Despite the heated rhetoric, Senate Republicans have largely deferred final authority on any compromise to the White House. The result has been a negotiating process that has slowed dramatically, with little tangible progress in recent weeks.
Republicans are pushing for a short-term funding measure that would reopen the Department of Homeland Security while negotiations over potential reforms to ICE continue. Democrats, however, have proposed a different approach. Their plan would reopen major DHS functions such as the Transportation Security Administration and the Federal Emergency Management Agency while withholding funding specifically tied to immigration enforcement operations.
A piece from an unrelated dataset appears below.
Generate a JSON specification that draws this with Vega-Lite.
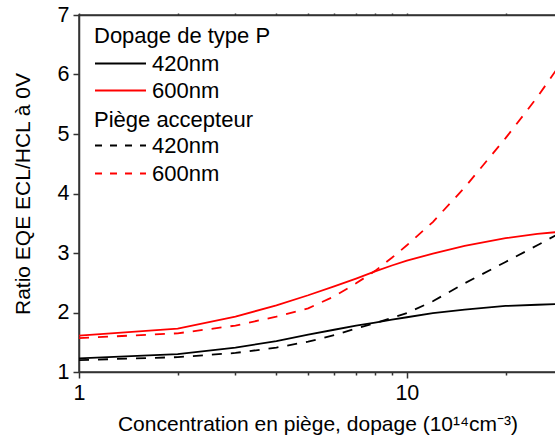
{
  "$schema": "https://vega.github.io/schema/vega-lite/v6.json",
  "width": 477,
  "height": 357,
  "autosize": "none",
  "padding": {"left": 79, "top": 15, "right": 0, "bottom": 67},
  "background": "white",
  "config": {
    "view": {"stroke": "#333", "strokeWidth": 1.5},
    "font": "Liberation Sans",
    "axis": {"domainColor": "#333", "domainWidth": 1.5, "tickColor": "#333", "tickWidth": 1.5, "labelColor": "black", "titleColor": "black", "labelFont": "Liberation Sans", "titleFont": "Liberation Sans", "titleFontWeight": "normal", "grid": false},
    "legend": {"titleFont": "Liberation Sans", "labelFont": "Liberation Sans", "titleFontWeight": "normal", "titleColor": "black", "labelColor": "black", "titleLimit": 400, "labelLimit": 300}
  },
  "data": {"values": [
    {"c": 1, "r": 1.23, "type": "P", "wl": "420nm"},
    {"c": 2, "r": 1.30, "type": "P", "wl": "420nm"},
    {"c": 3, "r": 1.41, "type": "P", "wl": "420nm"},
    {"c": 4, "r": 1.52, "type": "P", "wl": "420nm"},
    {"c": 5, "r": 1.63, "type": "P", "wl": "420nm"},
    {"c": 6, "r": 1.71, "type": "P", "wl": "420nm"},
    {"c": 7, "r": 1.78, "type": "P", "wl": "420nm"},
    {"c": 8, "r": 1.83, "type": "P", "wl": "420nm"},
    {"c": 9, "r": 1.88, "type": "P", "wl": "420nm"},
    {"c": 10, "r": 1.92, "type": "P", "wl": "420nm"},
    {"c": 12, "r": 1.99, "type": "P", "wl": "420nm"},
    {"c": 15, "r": 2.05, "type": "P", "wl": "420nm"},
    {"c": 20, "r": 2.11, "type": "P", "wl": "420nm"},
    {"c": 25, "r": 2.13, "type": "P", "wl": "420nm"},
    {"c": 28.5, "r": 2.14, "type": "P", "wl": "420nm"},
    {"c": 1, "r": 1.61, "type": "P", "wl": "600nm"},
    {"c": 2, "r": 1.73, "type": "P", "wl": "600nm"},
    {"c": 3, "r": 1.93, "type": "P", "wl": "600nm"},
    {"c": 4, "r": 2.12, "type": "P", "wl": "600nm"},
    {"c": 5, "r": 2.29, "type": "P", "wl": "600nm"},
    {"c": 6, "r": 2.44, "type": "P", "wl": "600nm"},
    {"c": 7, "r": 2.57, "type": "P", "wl": "600nm"},
    {"c": 8, "r": 2.69, "type": "P", "wl": "600nm"},
    {"c": 9, "r": 2.79, "type": "P", "wl": "600nm"},
    {"c": 10, "r": 2.87, "type": "P", "wl": "600nm"},
    {"c": 12, "r": 2.99, "type": "P", "wl": "600nm"},
    {"c": 15, "r": 3.12, "type": "P", "wl": "600nm"},
    {"c": 20, "r": 3.25, "type": "P", "wl": "600nm"},
    {"c": 25, "r": 3.32, "type": "P", "wl": "600nm"},
    {"c": 28.5, "r": 3.35, "type": "P", "wl": "600nm"},
    {"c": 1, "r": 1.20, "type": "A", "wl": "420nm"},
    {"c": 2, "r": 1.25, "type": "A", "wl": "420nm"},
    {"c": 3, "r": 1.32, "type": "A", "wl": "420nm"},
    {"c": 4, "r": 1.41, "type": "A", "wl": "420nm"},
    {"c": 5, "r": 1.51, "type": "A", "wl": "420nm"},
    {"c": 6, "r": 1.62, "type": "A", "wl": "420nm"},
    {"c": 7, "r": 1.73, "type": "A", "wl": "420nm"},
    {"c": 8, "r": 1.82, "type": "A", "wl": "420nm"},
    {"c": 9, "r": 1.91, "type": "A", "wl": "420nm"},
    {"c": 10, "r": 1.99, "type": "A", "wl": "420nm"},
    {"c": 12, "r": 2.19, "type": "A", "wl": "420nm"},
    {"c": 15, "r": 2.49, "type": "A", "wl": "420nm"},
    {"c": 20, "r": 2.85, "type": "A", "wl": "420nm"},
    {"c": 25, "r": 3.13, "type": "A", "wl": "420nm"},
    {"c": 28.5, "r": 3.30, "type": "A", "wl": "420nm"},
    {"c": 1, "r": 1.57, "type": "A", "wl": "600nm"},
    {"c": 2, "r": 1.65, "type": "A", "wl": "600nm"},
    {"c": 3, "r": 1.78, "type": "A", "wl": "600nm"},
    {"c": 4, "r": 1.93, "type": "A", "wl": "600nm"},
    {"c": 5, "r": 2.07, "type": "A", "wl": "600nm"},
    {"c": 6, "r": 2.27, "type": "A", "wl": "600nm"},
    {"c": 7, "r": 2.49, "type": "A", "wl": "600nm"},
    {"c": 8, "r": 2.70, "type": "A", "wl": "600nm"},
    {"c": 9, "r": 2.92, "type": "A", "wl": "600nm"},
    {"c": 10, "r": 3.13, "type": "A", "wl": "600nm"},
    {"c": 12, "r": 3.52, "type": "A", "wl": "600nm"},
    {"c": 15, "r": 4.10, "type": "A", "wl": "600nm"},
    {"c": 20, "r": 4.93, "type": "A", "wl": "600nm"},
    {"c": 25, "r": 5.62, "type": "A", "wl": "600nm"},
    {"c": 28.5, "r": 6.07, "type": "A", "wl": "600nm"}
  ]},
  "resolve": {"axis": {"x": "independent"}, "scale": {"color": "independent", "stroke": "independent"}, "legend": {"color": "independent", "stroke": "independent"}},
  "layer": [
    {
      "transform": [{"filter": "datum.type == 'P'"}],
      "mark": {"type": "line", "strokeWidth": 1.8, "clip": true},
      "encoding": {
        "x": {"field": "c", "type": "quantitative",
          "scale": {"type": "log", "domain": [1, 28.5], "nice": false},
          "axis": {"orient": "bottom", "values": [1, 2, 3, 4, 5, 6, 7, 8, 9, 10, 20],
            "labelExpr": "datum.value == 1 || datum.value == 10 ? datum.value : ''",
            "tickSize": {"condition": {"test": "datum.value == 1 || datum.value == 10", "value": 6}, "value": 3},
            "labelFontSize": 21.5, "labelPadding": 4, "labelFlush": false,
            "title": "Concentration en piège, dopage (10¹⁴cm⁻³)", "titleFontSize": 21, "titlePadding": 10}},
        "y": {"field": "r", "type": "quantitative",
          "scale": {"domain": [1, 7], "nice": false, "zero": false},
          "axis": {"values": [1, 1.5, 2, 2.5, 3, 3.5, 4, 4.5, 5, 5.5, 6, 6.5, 7],
            "labelExpr": "datum.value % 1 == 0 ? datum.value : ''",
            "tickSize": {"condition": {"test": "datum.value % 1 == 0", "value": 6}, "value": 3},
            "labelFontSize": 21.5, "labelPadding": 4, "labelFlush": false,
            "title": "Ratio EQE ECL/HCL à 0V", "titleFontSize": 21, "titlePadding": 24}},
        "color": {"field": "wl", "type": "nominal",
          "scale": {"range": ["#000000", "#ff0000"]},
          "legend": {"title": "Dopage de type P", "orient": "none", "legendX": 15, "legendY": 11,
            "symbolType": "stroke", "symbolSize": 2601, "symbolStrokeWidth": 1.8,
            "titleFontSize": 22, "labelFontSize": 22, "titlePadding": 3, "clipHeight": 25, "rowPadding": 2,
            "labelOffset": 5, "padding": 0, "titleAnchor": "start"}}
      }
    },
    {
      "transform": [{"filter": "datum.type == 'A'"}],
      "mark": {"type": "line", "strokeWidth": 1.8, "strokeDash": [10, 9], "clip": true},
      "encoding": {
        "x": {"field": "c", "type": "quantitative",
          "axis": {"orient": "top", "values": [1, 2, 3, 4, 5, 6, 7, 8, 9, 10, 20], "labels": false, "title": null, "tickSize": 2}},
        "y": {"field": "r", "type": "quantitative"},
        "stroke": {"field": "wl", "type": "nominal",
          "scale": {"range": ["#000000", "#ff0000"]},
          "legend": {"title": "Piège accepteur", "orient": "none", "legendX": 15, "legendY": 95,
            "symbolType": "stroke", "symbolSize": 2601, "symbolStrokeWidth": 1.8, "symbolDash": [7, 8],
            "titleFontSize": 22, "labelFontSize": 22, "titlePadding": 1, "clipHeight": 25, "rowPadding": 3,
            "labelOffset": 5, "padding": 0, "titleAnchor": "start"}}
      }
    }
  ]
}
A major sticking point involves Democratic proposals requiring ICE agents to obtain judicial warrants before certain enforcement actions and to remove masks or identifying coverings during operations. Republicans have rejected those ideas outright, arguing that forcing agents to reveal their identities could expose them to harassment, threats, or doxxing.
Senate Majority Leader John Thune of South Dakota said the White House had already offered significant concessions in an attempt to move negotiations forward.
“We are here today, and we are trying to close a deal that would enable us to fund all the agencies that the Democrats say they want funded with reforms to ICE,” Thune said. He added that the administration’s proposal had gone further than he believed many Democrats would have expected.
Senate Minority Leader Chuck Schumer offered a sharply different view. He argued that Democrats had presented straightforward reform proposals but claimed Republicans were unwilling to consider them because of pressure from conservative factions within their party.
“The bottom line is they refused,” Schumer said. “So then let’s fund everything else but ICE and Border Patrol.”
The latest confrontation began when Senator Patty Murray of Washington, the top Democrat on the Senate Appropriations Committee, attempted to force a vote on a funding bill that excluded money for ICE and Customs and Border Protection. Murray said Democrats would not support continued immigration enforcement funding following recent fatal incidents involving ICE agents.
Republicans quickly rejected that proposal. Senator Katie Britt of Alabama, who has been leading negotiations on DHS funding for Senate Republicans, warned that the Democratic plan would effectively strip law enforcement of the resources needed to carry out immigration enforcement.
“Look, we’re not going back to the era of ‘defund the police,’” Britt said. “We’re not doing it.”
With the White House’s most recent offer now nearly two weeks old and Democrats having already rejected it, the standoff appears unlikely to end soon.